• Your goal: Using the listing below, please print exactly the lines from the one with "Emit a Python" through the one with "import plotly.graph_objects as go". Leave out every picture.

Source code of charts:
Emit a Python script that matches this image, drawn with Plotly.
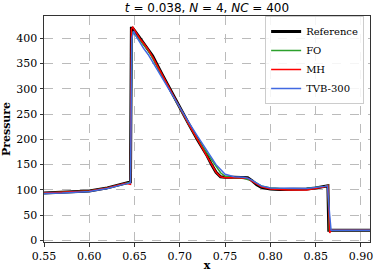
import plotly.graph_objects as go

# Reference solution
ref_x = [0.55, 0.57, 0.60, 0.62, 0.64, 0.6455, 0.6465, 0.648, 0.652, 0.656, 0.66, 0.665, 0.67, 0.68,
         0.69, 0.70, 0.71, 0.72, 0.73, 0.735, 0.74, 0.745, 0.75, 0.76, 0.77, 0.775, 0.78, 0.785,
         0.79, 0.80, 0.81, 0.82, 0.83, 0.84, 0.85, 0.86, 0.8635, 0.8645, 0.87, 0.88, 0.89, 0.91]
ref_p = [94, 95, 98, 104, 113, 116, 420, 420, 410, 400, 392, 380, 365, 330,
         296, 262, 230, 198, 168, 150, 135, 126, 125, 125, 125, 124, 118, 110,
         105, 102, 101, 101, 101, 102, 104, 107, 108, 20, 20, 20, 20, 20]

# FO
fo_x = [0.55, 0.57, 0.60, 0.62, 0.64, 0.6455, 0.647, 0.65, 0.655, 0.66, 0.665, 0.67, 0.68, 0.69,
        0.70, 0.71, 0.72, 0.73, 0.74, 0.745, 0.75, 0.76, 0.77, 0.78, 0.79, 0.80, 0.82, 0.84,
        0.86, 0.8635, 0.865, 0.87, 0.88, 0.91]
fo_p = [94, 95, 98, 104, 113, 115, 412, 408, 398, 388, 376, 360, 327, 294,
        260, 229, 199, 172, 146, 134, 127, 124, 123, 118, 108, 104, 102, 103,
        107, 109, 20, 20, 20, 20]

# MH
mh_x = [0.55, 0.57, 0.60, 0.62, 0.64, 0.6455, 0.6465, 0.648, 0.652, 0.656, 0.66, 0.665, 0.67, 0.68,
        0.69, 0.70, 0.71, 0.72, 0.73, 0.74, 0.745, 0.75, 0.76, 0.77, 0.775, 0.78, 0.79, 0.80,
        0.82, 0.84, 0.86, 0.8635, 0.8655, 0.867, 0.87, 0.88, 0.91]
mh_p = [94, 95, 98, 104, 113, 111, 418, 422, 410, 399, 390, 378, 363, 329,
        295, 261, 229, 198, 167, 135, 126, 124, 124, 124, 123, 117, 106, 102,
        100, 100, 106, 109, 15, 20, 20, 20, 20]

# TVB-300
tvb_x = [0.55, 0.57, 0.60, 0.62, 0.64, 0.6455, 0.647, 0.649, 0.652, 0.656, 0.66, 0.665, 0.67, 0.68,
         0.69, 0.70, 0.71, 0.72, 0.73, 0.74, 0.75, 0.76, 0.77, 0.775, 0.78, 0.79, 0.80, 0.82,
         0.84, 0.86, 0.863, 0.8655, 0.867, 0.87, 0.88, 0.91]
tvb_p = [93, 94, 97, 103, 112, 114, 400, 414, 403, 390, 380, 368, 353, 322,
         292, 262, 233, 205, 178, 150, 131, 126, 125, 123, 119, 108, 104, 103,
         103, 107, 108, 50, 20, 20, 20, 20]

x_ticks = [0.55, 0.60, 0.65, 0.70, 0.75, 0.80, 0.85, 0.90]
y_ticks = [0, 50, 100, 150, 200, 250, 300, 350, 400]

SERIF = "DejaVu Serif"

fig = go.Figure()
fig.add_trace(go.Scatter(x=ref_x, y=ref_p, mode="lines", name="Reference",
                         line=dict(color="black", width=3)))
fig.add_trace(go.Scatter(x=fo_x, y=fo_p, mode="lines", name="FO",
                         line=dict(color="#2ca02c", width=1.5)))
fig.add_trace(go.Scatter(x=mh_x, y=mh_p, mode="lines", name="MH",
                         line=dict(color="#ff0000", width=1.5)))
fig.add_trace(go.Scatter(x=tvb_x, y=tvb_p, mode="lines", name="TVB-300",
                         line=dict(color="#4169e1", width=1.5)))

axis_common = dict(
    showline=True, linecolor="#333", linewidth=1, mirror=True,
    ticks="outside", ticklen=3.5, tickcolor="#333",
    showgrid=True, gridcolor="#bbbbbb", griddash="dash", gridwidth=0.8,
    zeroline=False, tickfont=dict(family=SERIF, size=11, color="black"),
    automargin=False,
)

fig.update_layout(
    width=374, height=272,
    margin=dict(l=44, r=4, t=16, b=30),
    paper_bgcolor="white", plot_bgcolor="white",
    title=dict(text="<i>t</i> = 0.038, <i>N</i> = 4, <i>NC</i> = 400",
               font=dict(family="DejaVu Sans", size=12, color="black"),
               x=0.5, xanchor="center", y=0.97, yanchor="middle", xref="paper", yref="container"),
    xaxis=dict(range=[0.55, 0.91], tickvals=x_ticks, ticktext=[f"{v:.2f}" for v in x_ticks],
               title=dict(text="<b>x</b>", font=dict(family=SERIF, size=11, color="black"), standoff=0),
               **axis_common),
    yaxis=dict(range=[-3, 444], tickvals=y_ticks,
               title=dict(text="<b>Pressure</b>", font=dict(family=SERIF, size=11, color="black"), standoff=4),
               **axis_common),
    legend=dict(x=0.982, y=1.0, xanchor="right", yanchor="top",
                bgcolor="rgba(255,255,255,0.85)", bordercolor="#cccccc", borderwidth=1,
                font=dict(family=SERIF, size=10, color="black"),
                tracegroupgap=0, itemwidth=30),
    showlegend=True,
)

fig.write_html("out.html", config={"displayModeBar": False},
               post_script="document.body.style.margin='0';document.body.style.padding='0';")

--

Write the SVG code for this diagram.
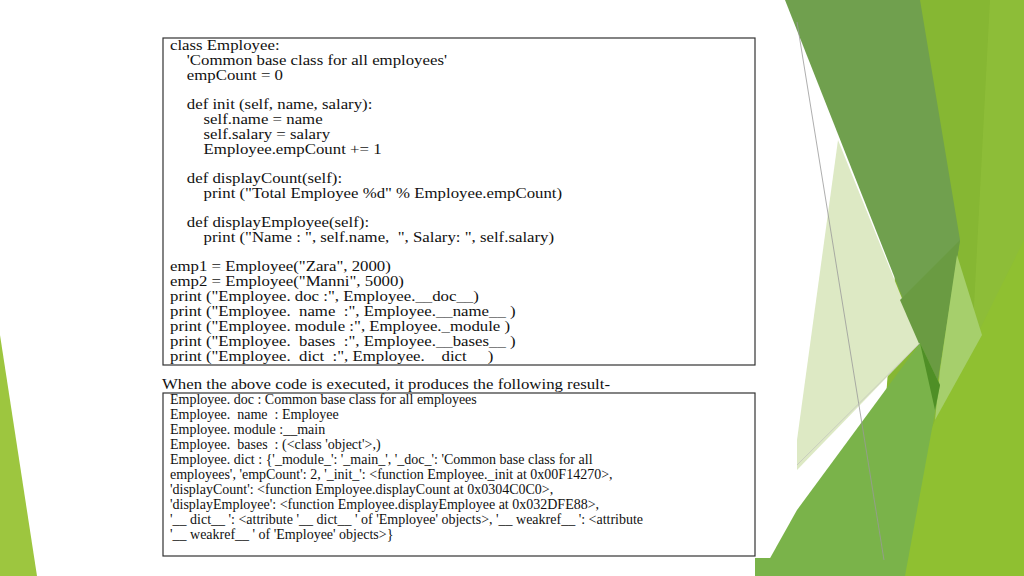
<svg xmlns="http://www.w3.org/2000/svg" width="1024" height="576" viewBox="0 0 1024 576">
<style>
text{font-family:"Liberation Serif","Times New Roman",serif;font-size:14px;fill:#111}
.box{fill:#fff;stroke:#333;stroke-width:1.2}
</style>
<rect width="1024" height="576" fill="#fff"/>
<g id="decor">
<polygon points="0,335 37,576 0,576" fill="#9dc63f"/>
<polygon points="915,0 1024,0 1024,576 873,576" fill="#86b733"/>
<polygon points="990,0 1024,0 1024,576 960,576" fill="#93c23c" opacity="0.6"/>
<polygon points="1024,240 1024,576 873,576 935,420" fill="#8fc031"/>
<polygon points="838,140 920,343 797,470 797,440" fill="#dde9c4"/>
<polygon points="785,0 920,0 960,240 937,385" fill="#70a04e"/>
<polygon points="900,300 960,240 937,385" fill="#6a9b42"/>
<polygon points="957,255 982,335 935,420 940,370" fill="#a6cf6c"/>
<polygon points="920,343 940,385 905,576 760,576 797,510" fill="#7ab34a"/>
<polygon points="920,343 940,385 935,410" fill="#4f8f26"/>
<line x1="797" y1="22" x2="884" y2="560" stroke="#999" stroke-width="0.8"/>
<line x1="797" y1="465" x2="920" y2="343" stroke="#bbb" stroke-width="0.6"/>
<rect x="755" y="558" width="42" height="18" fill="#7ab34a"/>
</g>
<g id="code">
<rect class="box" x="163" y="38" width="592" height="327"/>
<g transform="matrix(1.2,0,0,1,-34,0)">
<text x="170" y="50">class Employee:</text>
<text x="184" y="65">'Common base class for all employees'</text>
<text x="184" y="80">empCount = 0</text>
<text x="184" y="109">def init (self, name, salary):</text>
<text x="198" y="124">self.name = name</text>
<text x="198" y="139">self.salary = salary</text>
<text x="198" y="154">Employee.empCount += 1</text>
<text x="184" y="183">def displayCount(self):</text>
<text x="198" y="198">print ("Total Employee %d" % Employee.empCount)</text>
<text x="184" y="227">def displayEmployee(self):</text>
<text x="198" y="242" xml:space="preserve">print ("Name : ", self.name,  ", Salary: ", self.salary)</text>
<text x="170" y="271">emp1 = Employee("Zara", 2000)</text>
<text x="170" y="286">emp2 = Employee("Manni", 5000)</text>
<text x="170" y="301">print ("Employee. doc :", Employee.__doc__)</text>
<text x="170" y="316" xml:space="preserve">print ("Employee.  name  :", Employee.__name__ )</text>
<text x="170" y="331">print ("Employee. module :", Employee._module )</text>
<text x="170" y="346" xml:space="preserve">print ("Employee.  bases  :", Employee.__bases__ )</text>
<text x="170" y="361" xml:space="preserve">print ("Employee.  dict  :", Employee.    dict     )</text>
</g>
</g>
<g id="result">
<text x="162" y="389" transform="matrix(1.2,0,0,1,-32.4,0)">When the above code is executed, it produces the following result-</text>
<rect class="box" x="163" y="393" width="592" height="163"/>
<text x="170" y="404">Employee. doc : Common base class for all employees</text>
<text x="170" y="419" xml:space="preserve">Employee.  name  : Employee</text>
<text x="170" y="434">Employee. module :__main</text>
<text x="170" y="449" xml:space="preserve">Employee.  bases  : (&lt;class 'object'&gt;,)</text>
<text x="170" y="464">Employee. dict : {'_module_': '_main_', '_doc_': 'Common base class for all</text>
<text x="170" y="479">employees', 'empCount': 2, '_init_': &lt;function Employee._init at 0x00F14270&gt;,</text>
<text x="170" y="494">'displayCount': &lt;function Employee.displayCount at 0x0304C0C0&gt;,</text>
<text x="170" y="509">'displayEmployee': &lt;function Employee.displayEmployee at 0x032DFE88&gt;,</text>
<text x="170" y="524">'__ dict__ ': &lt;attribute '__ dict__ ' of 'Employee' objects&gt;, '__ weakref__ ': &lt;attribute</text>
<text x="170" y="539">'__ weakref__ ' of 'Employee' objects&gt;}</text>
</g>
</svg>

• Answer to this problem:
Emit a Python script that matches this image, drawn with Plotly.
import plotly.graph_objects as go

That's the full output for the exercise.